-- START MATERIAL --

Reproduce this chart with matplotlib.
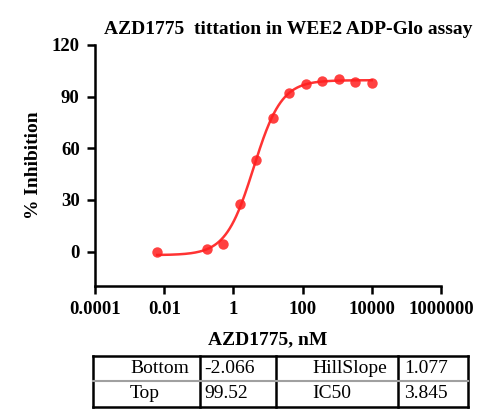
import numpy as np
import matplotlib
matplotlib.use("Agg")
import matplotlib.pyplot as plt
from matplotlib.lines import Line2D

plt.rcParams['font.family'] = ['Liberation Serif', 'DejaVu Serif']

# measured points (nM, % inhibition)
conc = [0.00627, 0.169, 0.508, 1.52, 4.57, 13.7, 41.2, 123, 370, 1111, 3333, 10000]
inhib = [-0.4, 1.6, 4.6, 27.6, 53.3, 77.5, 92.0, 97.2, 99.3, 100.3, 98.2, 97.8]

# fit parameters shown in the table
bottom, top, hill, ic50 = -2.066, 99.52, 1.077, 3.845
param_names = [['Bottom', 'HillSlope'], ['Top', 'IC50']]
param_vals = [['-2.066', '1.077'], ['99.52', '3.845']]

xticks = [1e-4, 1e-2, 1, 1e2, 1e4, 1e6]
xticklabels = ['0.0001', '0.01', '1', '100', '10000', '1000000']
yticks = [0, 30, 60, 90, 120]

fig = plt.figure(figsize=(5, 4.2), dpi=100)
ax = fig.add_axes([0.19, 0.319, 0.692, 0.574])

xfit = np.logspace(np.log10(conc[0]), np.log10(conc[-1]), 300)
yfit = bottom + (top - bottom) / (1 + (ic50 / xfit) ** hill)
ax.plot(xfit, yfit, color='#ff3333', lw=1.8, zorder=2)
ax.plot(conc, inhib, 'o', color='#ff2020', alpha=0.85, ms=7.5, mec='none', zorder=3)

ax.set_xscale('log')
ax.set_xlim(1e-4, 1e6)
ax.set_ylim(-20, 120)
ax.set_xticks(xticks)
ax.set_xticklabels(xticklabels)
ax.xaxis.set_minor_locator(matplotlib.ticker.NullLocator())
ax.set_yticks(yticks)
for s in ['top', 'right']:
    ax.spines[s].set_visible(False)
for s in ['left', 'bottom']:
    ax.spines[s].set_linewidth(1.8)
ax.tick_params(width=1.8, length=6, labelsize=13.5, pad=5)
for lab in ax.get_xticklabels() + ax.get_yticklabels():
    lab.set_fontweight('bold')

ax.set_xlabel('AZD1775, nM', fontsize=14, fontweight='bold', labelpad=9)
ax.set_ylabel('% Inhibition', fontsize=14, fontweight='bold', labelpad=7)
fig.text(288 / 500, 1 - 30 / 420, 'AZD1775  tittation in WEE2 ADP-Glo assay',
         ha='center', va='center', fontsize=14, fontweight='bold')

# parameter table
W, H = 500, 420
xs = [93, 200, 276, 398, 468]
ys = [356, 381, 407]
def fx(v): return v / W
def fy(v): return 1 - v / H
for x in xs:
    fig.add_artist(Line2D([fx(x), fx(x)], [fy(ys[0]), fy(ys[-1])], color='black', lw=1.8))
for y in [ys[0], ys[-1]]:
    fig.add_artist(Line2D([fx(xs[0]), fx(xs[-1])], [fy(y), fy(y)], color='black', lw=1.8))
fig.add_artist(Line2D([fx(xs[0]), fx(xs[-1])], [fy(ys[1]), fy(ys[1])], color='#a0a0a0', lw=1.5))

for r in range(2):
    yc = fy((ys[r] + ys[r + 1]) / 2)
    fig.text(fx(130), yc, param_names[r][0], ha='left', va='center', fontsize=14)
    fig.text(fx(204), yc, param_vals[r][0], ha='left', va='center', fontsize=14)
    fig.text(fx(312), yc, param_names[r][1], ha='left', va='center', fontsize=14)
    fig.text(fx(404), yc, param_vals[r][1], ha='left', va='center', fontsize=14)

fig.savefig('out.png', dpi=100)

-- END MATERIAL --

▶ _TASK DIRECTIONS_:
Skip the pictures and restate exactly the lines from the beginning of the listing to the line with "plt.rcParams['font.family'] = ['Liberation", that line included.

▶ _PROBLEM SOLUTION_:
Reproduce this chart with matplotlib.
import numpy as np
import matplotlib
matplotlib.use("Agg")
import matplotlib.pyplot as plt
from matplotlib.lines import Line2D

plt.rcParams['font.family'] = ['Liberation Serif', 'DejaVu Serif']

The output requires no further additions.